J’aime cette phrase en haut de la couverture qui dit « Il n’y a pas de gens méchants, il n’y a que des gens malheureux ». C’était déjà écrit dans le Voyage au bout de la nuit de Louis-Ferdinand Céline : « Si les gens sont si méchants, c’est peut-être seulement parce qu’ils souffrent, mais le temps est long qui sépare le moment où ils ont cessé de souffrir de celui où ils deviennent un peu meilleurs ».
Comprenez cela et l’indulgence, l’empathie, la tolérance devraient poindre le bout du nez. Cessons de juger trop vite, grattons et voyons donc.
Hervé est retraité, il vit en copropriété avec sa gentille épouse Elisabeth. Pour arrondir les fins de mois compliqués, Elisabeth donne des cours d’anglais. Pendant ce temps-là, Hervé picole un peu trop, fait des puzzles ou promène son bichon maltais Billy. Souvent c’est sûr, il s’ennuie comme un rat mort. Et quand on s’ennuie qu’est ce qui se passe ? On rumine et ressasse. L’imagination s’en donne à cœur joie quand les journées sont grises et vides. L’équilibre déjà précaire d’Hervé va être mis à mal avec l’arrivée des nouveaux voisins de l’appartement du dessus. Hervé a l’œil affûté et il remarque tout chez ses nouveaux voisins, les Kobon. Jeunesse, beauté, richesse, réussite familiale, professionnelle, sociale, ils ont et sont tout ce que Hervé n’a et n’est pas. Lui il est juste un gars ordinaire. Il vendait des pneus avant, c’est tout. Son appartement est miteux, usé, jaunit à l’image d’une vie passée à trépas. Alors ces nouveaux voisins, ils sont là pour le narguer, le rabaissé, l’humilier.
Audrey Najar signe un premier roman épatant sur l’escalade humaine d’un homme parmi tant d’autres. Un homme fragile, à l’imagination débordante. Un homme qui essuie plus de ratés que de réussites. Et puis vous savez, ces ratés on en a tous. On fait avec pour peu que personne ne vienne se pavaner en prince devant nous. Il n’y a rien de pire quand on se sent nul et tout petit que de voir les autres heureux.
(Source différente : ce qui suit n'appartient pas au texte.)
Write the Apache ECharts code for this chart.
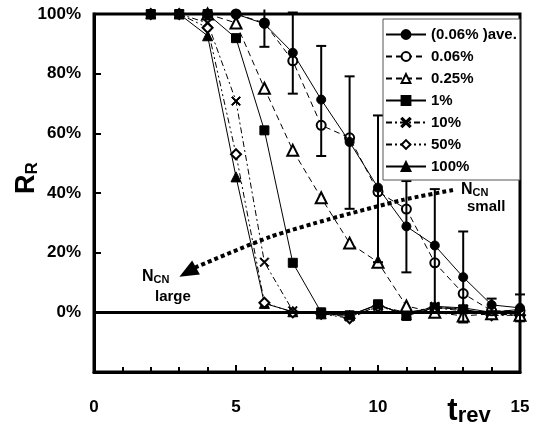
<!DOCTYPE html>
<html>
<head>
<meta charset="utf-8">
<script src="https://cdn.jsdelivr.net/npm/echarts@6/dist/echarts.min.js"></script>
<style>html,body{margin:0;padding:0;background:#fff;}#c{width:539px;height:434px;}</style>
</head>
<body>
<div id="c"></div>
<script>
// ---- data ----
const tRev = [2,3,4,5,6,7,8,9,10,11,12,13,14,15];
const rAve  = [null,null,100,100,96.7,87.0,71.3,57.1,41.8,28.8,22.4,11.8,2.5,1.5];
const errLow  = [null,null,null,null,89.0,73.3,52.4,34.7,16.8,13.4,1.6,-3.4,0.4,-3.0];
const errHigh = [null,null,null,null,101.5,100.5,89.3,79.1,66.0,44.0,41.3,27.1,4.6,6.0];
const r006 = [null,null,100,100,97.0,84.3,62.7,58.5,40.4,34.6,16.6,6.3,0.5,0.5];
const r025 = [null,null,100,97,75.1,54.3,38.4,23.2,16.8,2.1,0.0,-1.2,-0.5,-1.0];
const r1   = [100,100,100,91.9,61.0,16.6,0.0,-1.0,2.7,-1.2,1.6,1.0,-0.5,0.0];
const r10  = [100,100,97,70.8,16.8,0.5,-0.5,-1.5,2.0,-0.5,2.0,1.0,-1.0,-0.5];
const r50  = [100,100,95.4,53.0,3.2,0.0,-0.5,-2.0,2.0,0.0,1.5,0.5,-1.0,-1.0];
const r100 = [100,100,92.7,45.4,3.0,0.2,-0.5,-1.0,2.5,-0.8,2.0,1.5,0.0,1.0];
const seriesNames = ['(0.06% )ave.','0.06%','0.25%','1%','10%','50%','100%'];
const arrowT = [12.64,10.88,8.31,6.20,3.63,3.30];
const arrowR = [41.0,37.7,31.3,25.3,15.3,13.5];
const xTicks = [0,5,10,15];
const yTicks = [0,20,40,60,80,100];

// ---- build ----
const pair = arr => tRev.map((t,i)=>[t,arr[i]]);
const errData = tRev.map((t,i)=>[t,errLow[i],errHigh[i]]).filter(d=>d[1]!==null);
const crossPath = 'path://M0,1L1,0L5,4L9,0L10,1L6,5L10,9L9,10L5,6L1,10L0,9L4,5Z';
const FONT = 'Liberation Sans, Arial, sans-serif';
const black = '#000';

function lineSeries(name, arr, symbol, size, dash, z){
  return {
    name, type:'line', data: pair(arr), symbol, symbolSize:size,
    showAllSymbol:true, connectNulls:false,
    lineStyle:{color:black, width:1, type:dash},
    itemStyle:{color:black, borderColor:black, borderWidth:1},
    z: z, animation:false
  };
}

const arrowData = arrowT.map((t,i)=>{
  if(i===arrowT.length-1){
    return {value:[t,arrowR[i]], symbol:'triangle', symbolSize:[16,19], symbolRotate:119};
  }
  return {value:[t,arrowR[i]], symbol:'none'};
});

const chart = echarts.init(document.getElementById('c'), null, {renderer:'canvas'});
chart.setOption({
  backgroundColor:'#fff',
  animation:false,
  grid:{left:94, right:19, top:14, bottom:62, show:true, borderColor:black, borderWidth:3, backgroundColor:'transparent'},
  xAxis:{
    type:'value', min:0, max:15, interval:5,
    axisLine:{show:true, onZero:false, lineStyle:{color:black, width:3}},
    axisTick:{show:true, inside:true, length:7, lineStyle:{color:black, width:2}},
    minorTick:{show:true, splitNumber:5, length:5, lineStyle:{color:black, width:2}},
    splitLine:{show:false},
    axisLabel:{margin:27, color:black, fontFamily:FONT, fontWeight:'bold', fontSize:17,
      formatter:v=> xTicks.indexOf(v)>=0 ? String(v) : ''}
  },
  yAxis:{
    type:'value', min:-20, max:100, interval:20,
    axisLine:{show:true, onZero:false, lineStyle:{color:black, width:3}},
    axisTick:{show:true, inside:true, length:7, lineStyle:{color:black, width:2}},
    splitLine:{show:false},
    axisLabel:{margin:13, color:black, fontFamily:FONT, fontWeight:'bold', fontSize:17,
      formatter:v=> yTicks.indexOf(v)>=0 ? v+'%' : ''}
  },
  legend:{
    orient:'vertical', left:383, top:19,
    data: seriesNames,
    itemWidth:40, itemHeight:11, itemGap:7,
    padding:[8,3,6,2],
    backgroundColor:'#fff', borderColor:'#555', borderWidth:1,
    textStyle:{color:black, fontFamily:FONT, fontWeight:'bold', fontSize:15},
    z:10
  },
  graphic:[
    {type:'text', x:27, y:178, rotation:Math.PI/2, z:20,
     style:{text:'{a|R}{b|R}', align:'center', verticalAlign:'middle',
       rich:{a:{fontFamily:FONT, fontWeight:'bold', fontSize:27, fill:black},
             b:{fontFamily:FONT, fontWeight:'bold', fontSize:17, fill:black, verticalAlign:'bottom'}}}},
    {type:'text', x:469, y:411, z:20,
     style:{text:'{a|t}{b|rev}', align:'center', verticalAlign:'middle',
       rich:{a:{fontFamily:FONT, fontWeight:'bold', fontSize:31, fill:black},
             b:{fontFamily:FONT, fontWeight:'bold', fontSize:22, fill:black, verticalAlign:'bottom'}}}},
    {type:'text', x:461, y:190, z:20,
     style:{text:'{a|N}{b|CN}', verticalAlign:'middle',
       rich:{a:{fontFamily:FONT, fontWeight:'bold', fontSize:16, fill:black},
             b:{fontFamily:FONT, fontWeight:'bold', fontSize:11, fill:black, verticalAlign:'bottom'}}}},
    {type:'text', x:467, y:207, z:20,
     style:{text:'small', verticalAlign:'middle', fontFamily:FONT, fontWeight:'bold', fontSize:15, fill:black}},
    {type:'text', x:142, y:277, z:20,
     style:{text:'{a|N}{b|CN}', verticalAlign:'middle',
       rich:{a:{fontFamily:FONT, fontWeight:'bold', fontSize:16, fill:black},
             b:{fontFamily:FONT, fontWeight:'bold', fontSize:11, fill:black, verticalAlign:'bottom'}}}},
    {type:'text', x:155, y:297, z:20,
     style:{text:'large', verticalAlign:'middle', fontFamily:FONT, fontWeight:'bold', fontSize:15, fill:black}}
  ],
  series:[
    {
      name:'zero', type:'line', data:[], silent:true, z:1,
      markLine:{silent:true, symbol:'none', label:{show:false},
        lineStyle:{color:black, width:3, type:'solid'}, data:[{yAxis:0}]}
    },
    lineSeries(seriesNames[6], r100, 'triangle', 10, 'solid', 3),
    lineSeries(seriesNames[5], r50, 'emptyDiamond', 10, [6,3,2,3,2,3], 3),
    lineSeries(seriesNames[4], r10, crossPath, 9, [6,3,2,3], 3),
    lineSeries(seriesNames[3], r1, 'rect', 9, 'solid', 3),
    lineSeries(seriesNames[2], r025, 'emptyTriangle', 11, [6,4], 3),
    lineSeries(seriesNames[1], r006, 'emptyCircle', 9, [6,4], 3),
    lineSeries(seriesNames[0], rAve, 'circle', 9, 'solid', 4),
    {
      name:'err', type:'custom', data:errData, z:4, clip:false, silent:true,
      renderItem:function(params, api){
        const lo = api.coord([api.value(0), api.value(1)]);
        const hi = api.coord([api.value(0), api.value(2)]);
        const top = api.coord([api.value(0), 100])[1];
        const c = 5;
        const st = {stroke:black, lineWidth:2};
        const kids = [
          {type:'line', shape:{x1:lo[0],y1:lo[1],x2:hi[0],y2:hi[1]}, style:st},
          {type:'line', shape:{x1:lo[0]-c,y1:lo[1],x2:lo[0]+c,y2:lo[1]}, style:st}
        ];
        if (hi[1] >= top - 3) {
          kids.push({type:'line', shape:{x1:hi[0]-c,y1:hi[1],x2:hi[0]+c,y2:hi[1]}, style:st});
        }
        return {type:'group', children:kids};
      }
    },
    {
      name:'arrow', type:'line', data:arrowData, smooth:0.2, silent:true, z:5,
      showSymbol:true, showAllSymbol:true,
      lineStyle:{color:black, width:4, type:[4,3]},
      itemStyle:{color:black}
    }
  ]
});
</script>
</body>
</html>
Ça nous donnerait presque envie de vomir tout ce bonheur guilleret devant nous. Hervé il en est là. Il ne voulait de mal à personne, il n’était pas bien méchant avec son petit Billie mais il ne fallait pas pousser trop près de lui des vies qui puent le bonheur à plein nez.
Deux éléments vont perturber et péricliter l’équilibre de cet homme. Deux événements qui je vous l’assure, écrits avec une telle acuité réaliste m’ont percutée tout autant qu’Hervé.
Il y a ce côté tellement vrai et plausible dans l’effondrement psychologique de cet homme que c’en est saisissant. Que ce soient les scènes extérieures ou les scènes qui tambourinent dans le cosmos de ce retraité, tout fait sens sans tomber dans le macabre, le glauque ou le sensationnel. C’est un livre qui dépoussière la vie d’un homme, d’un couple qui voulait juste vivre tranquille. Mais la vie est parfois taquine ou ingrate, là-haut ils ont plus d’un tour pour réveiller les petites gens.